Instructions to follow: In the listing that follows, retype every line from the first through the one containing "from matplotlib import pyplot as plt". Pictures are to be left out.

Begin Collected material

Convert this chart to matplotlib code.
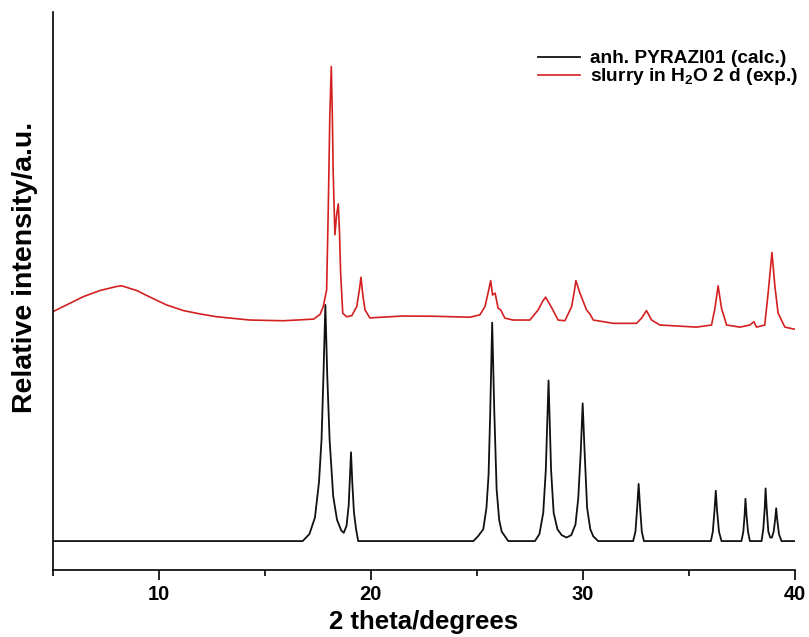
import matplotlib
matplotlib.use('Agg')
from matplotlib import pyplot as plt

plt.rcParams['font.family'] = ['Liberation Sans', 'DejaVu Sans']
plt.rcParams['font.weight'] = 'bold'
plt.rcParams['mathtext.fontset'] = 'custom'
plt.rcParams['mathtext.rm'] = 'Liberation Sans:bold'
plt.rcParams['mathtext.bf'] = 'Liberation Sans:bold'

# calculated pattern (anh. PYRAZI01)
calc_2theta = [5, 16.78, 17.1, 17.36, 17.55, 17.67, 17.76, 17.85, 17.94, 18.05, 18.22, 18.4,
               18.6, 18.72, 18.85, 18.95, 19.0, 19.06, 19.12, 19.2, 19.3, 19.4,
               24.83, 25.05, 25.3, 25.45, 25.55, 25.63, 25.72, 25.82, 25.93, 26.05, 26.17, 26.48,
               27.74, 27.95, 28.13, 28.25, 28.38, 28.5, 28.62, 28.8, 29.0, 29.23, 29.45, 29.65,
               29.78, 29.9, 29.99, 30.08, 30.2, 30.35, 30.49, 30.72,
               32.37, 32.48, 32.56, 32.63, 32.7, 32.78, 32.88,
               36.04, 36.13, 36.21, 36.27, 36.33, 36.42, 36.54,
               37.48, 37.57, 37.63, 37.67, 37.72, 37.79, 37.88,
               38.43, 38.51, 38.58, 38.62, 38.67, 38.75, 38.84, 38.92, 39.0, 39.07, 39.12,
               39.17, 39.25, 39.37, 40]
calc_int = [0, 0, 3, 10, 25, 43, 70, 100, 70, 43, 19, 9,
            4.5, 3.5, 6.5, 15, 25, 37.6, 25, 12, 5, 0,
            0, 2, 5, 14, 28, 55, 92.5, 55, 22, 9, 4, 0,
            0, 3, 12, 30, 68, 30, 12, 5, 2.5, 1.5, 2.5, 7,
            18, 38, 58.3, 38, 14, 5, 2, 0,
            0, 4, 14, 24.2, 14, 4, 0,
            0, 4, 13, 21.3, 13, 4, 0,
            0, 4, 11, 17.9, 11, 4, 0,
            0, 5, 14, 22.3, 14, 4, 1.5, 1.5, 4, 9, 13.9,
            9, 3, 0, 0]

# experimental pattern (slurry in H2O, 2 d), traced, already offset
exp_2theta = [5.01, 5.8, 6.43, 7.22, 8.0, 8.24, 8.95, 9.58, 10.36, 11.15, 11.93, 12.72, 14.29,
              15.86, 16.5, 17.3, 17.6, 17.75, 17.91, 17.99, 18.06, 18.13, 18.18, 18.22, 18.3,
              18.38, 18.46, 18.52, 18.57, 18.67, 18.85, 19.1, 19.33, 19.45, 19.53, 19.62, 19.72,
              19.95, 21.5, 23.0, 24.67, 25.14, 25.38, 25.55, 25.65, 25.74, 25.86, 26.0, 26.12,
              26.32, 26.71, 27.5, 27.89, 28.1, 28.24, 28.41, 28.6, 28.83, 29.15, 29.47, 29.6,
              29.67, 29.86, 30.17, 30.33, 30.49, 31.43, 32.53, 32.77, 33.0, 33.24, 33.63, 35.36,
              36.07, 36.23, 36.38, 36.54, 36.78, 37.41, 37.88, 38.07, 38.19, 38.58, 38.74, 38.92,
              39.06, 39.21, 39.53, 40]
exp_int = [97.2, 100.7, 103.5, 106.1, 107.8, 108.1, 106.1, 103.3, 100.0, 97.6, 96.2, 95.0, 93.6,
           93.3, 93.6, 94, 96, 99.3, 106.4, 141.7, 180, 201, 180, 155.9, 129.7,
           138, 142.8, 130, 113.6, 96.5, 95.0, 95.5, 99.3, 106, 111.7, 104, 97.9,
           94.5, 95.3, 95.2, 94.8, 95.8, 99.3, 106, 110.3, 104.2, 105.0, 98.6, 97.9,
           94.4, 93.6, 93.6, 97.9, 101.5, 103.3, 100.7, 97.6, 93.6, 93.3, 99.3, 106,
           110.3, 105.0, 97.9, 96.2, 93.6, 92.2, 92.2, 94.4, 97.6, 93.6, 91.5, 90.6,
           91.5, 98.6, 108.1, 98.6, 91.5, 90.6, 91.5, 92.9, 90.6, 91.5, 105.0, 122.2,
           107.8, 96.5, 90.6, 89.7]

fig = plt.figure(figsize=(8.09, 6.37), dpi=100)
ax = fig.add_axes([0.0655, 0.105, 0.917, 0.876])

ax.plot(calc_2theta, calc_int, color='#111111', lw=1.3, label='anh. PYRAZI01 (calc.)')
ax.plot(exp_2theta, exp_int, color='#d42020', lw=1.2, label=r'slurry in H$_2$O 2 d (exp.)')

ax.set_xlim(5, 40)
ax.set_ylim(-12.3, 224)
ax.set_xticks([10, 20, 30, 40])
ax.set_xticks([5, 15, 25, 35], minor=True)
ax.set_yticks([])
ax.tick_params(axis='x', which='major', direction='out', length=7, width=1.2, labelsize=14.5, pad=4)
ax.tick_params(axis='x', which='minor', direction='out', length=4, width=1.2)
for lab in ax.get_xticklabels():
    lab.set_fontweight('bold')

ax.spines['top'].set_visible(False)
ax.spines['right'].set_visible(False)
ax.spines['left'].set_linewidth(1.2)
ax.spines['bottom'].set_linewidth(1.2)

ax.set_xlabel('2 theta/degrees', fontsize=18.5, fontweight='bold')
ax.set_ylabel('Relative intensity/a.u.', fontsize=20.5, fontweight='bold')
ax.xaxis.set_label_coords(0.5, -0.071)
ax.yaxis.set_label_coords(-0.02, 0.543)

leg = ax.legend(loc='upper right', bbox_to_anchor=(1.0145, 0.946), frameon=False, borderaxespad=0,
                fontsize=13.8, handlelength=2.2, handletextpad=0.5, labelspacing=-0.05)

fig.savefig('out.png', dpi=100)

End Collected material

Written response:
Convert this chart to matplotlib code.
import matplotlib
matplotlib.use('Agg')
from matplotlib import pyplot as plt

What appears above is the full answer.